Chipeta Mountain is the name currently associated with a 12,580-foot sub peak on the Chipeta massif. We propose to move the name to the highest point on said massif – Unnamed Point 13,472 (GNIS and maps checked). Both are located on the USGS Mount Ouray quadrangle in Colorado. They are in the San Isabel National Forest.
When people have been made aware of the issue, they seem to respond in one of four ways: 1) a mistake was made; 2) they’ve got something against Native Americans; 3) they’ve got something against women; 4) if they have worked for the federal government they think there must be a good reason for the current naming. I have not yet been able to uncover any good reason, so we believe that an error on the part of the applicant or the BGN was made when the lower point was named Chipeta Mountain instead of the higher point. The GNIS considers 12,580-foot Chipeta Mountain’s Feature Class to be a "summit." The BGN definition for a summit is a "PROMINENT (caps added) elevation rising above the surrounding level of the earth's surface." Being 622 feet lower than Unnamed Point 13,472, it is clearly not ‘prominent’ as the uploaded pictures of the two features together show.

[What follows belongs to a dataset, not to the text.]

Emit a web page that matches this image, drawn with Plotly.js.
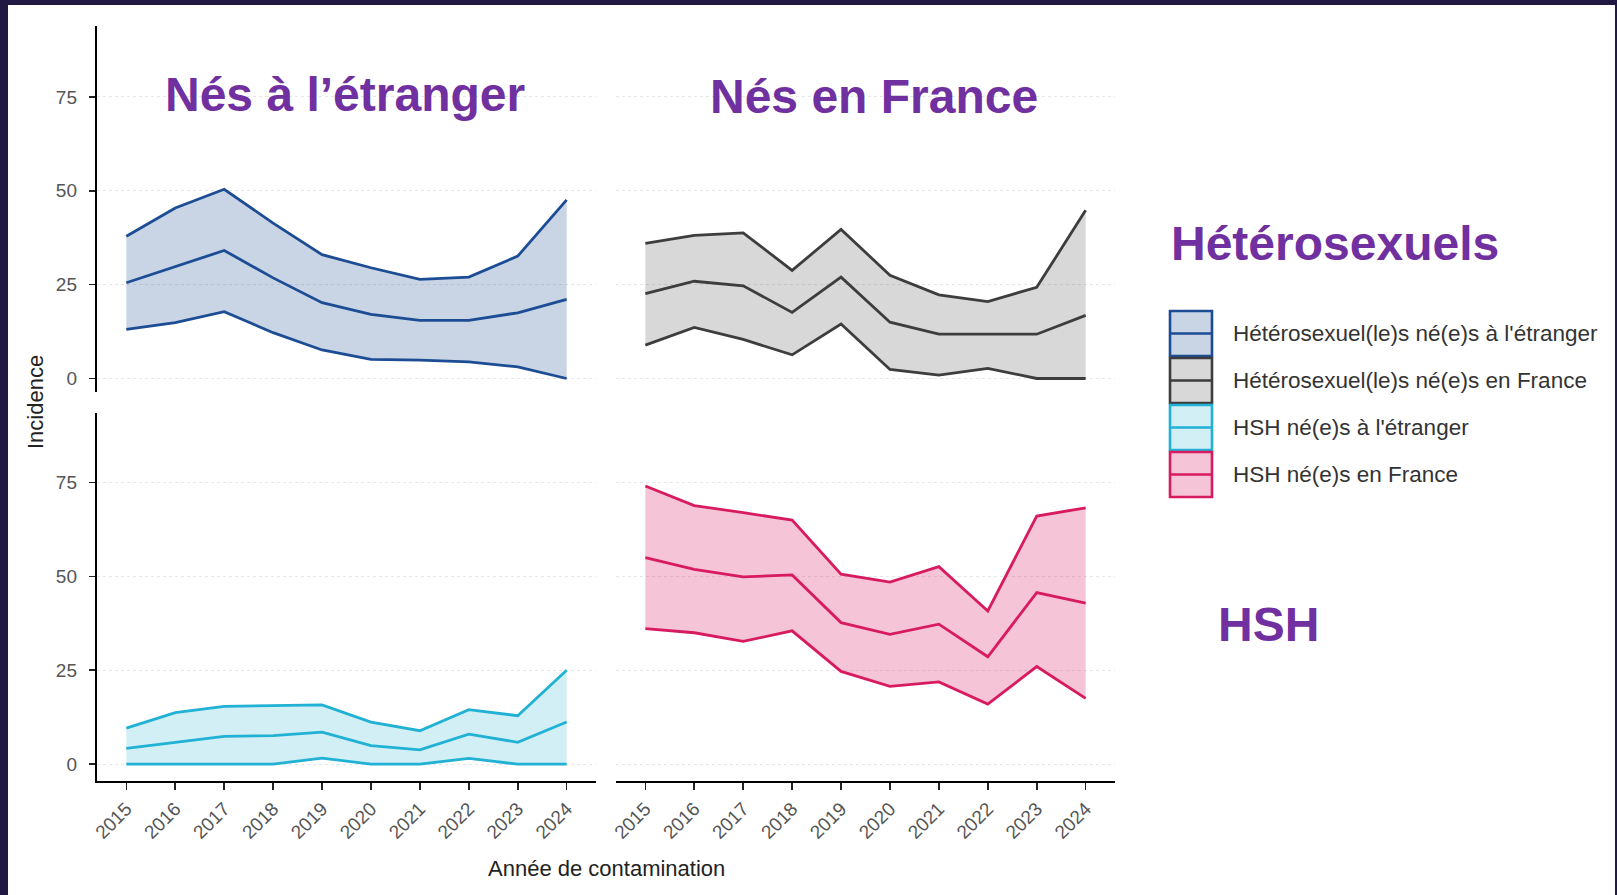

BGN regulations also state that, “It is the policy of the Board to follow present-day local usage whenever possible” (Chapter 3, Policy II). The overwhelming number of people in the area (including Forest Service employees) I have contacted think that the highest point on the massive is Chipeta Mountain and are surprised to hear that it is a much lower sub peak. A simple questionnaire for Chaffee County residents will be included in our petition – www.chipetamountain.com – to informally gauge the extent of this misconception. Preliminary results are attached.
If you think this change can be handled administratively, it would simplify matters. But as this application shows, we are prepared to go the long route with this, as well. We look forward to working with you on this project.
Chipeta Mountain has already been designated to commemorate Chipeta, the wife of Ute Chief Ouray. But the placement of her name on a lower sub peak and not the highest point on the massif
feels like more of an insult than a commemoration. We would like to move the location of name Chipeta Mountain to what is now referred to as Unnamed Peak 13,472.
Chipeta was selected to be on a centennial tapestry created to honor eighteen women who played important roles in the settlement and development of Colorado. The tapestry now hangs in the Colorado State Capitol building. A longer history of this remarkable woman is included in the uploaded magazine article.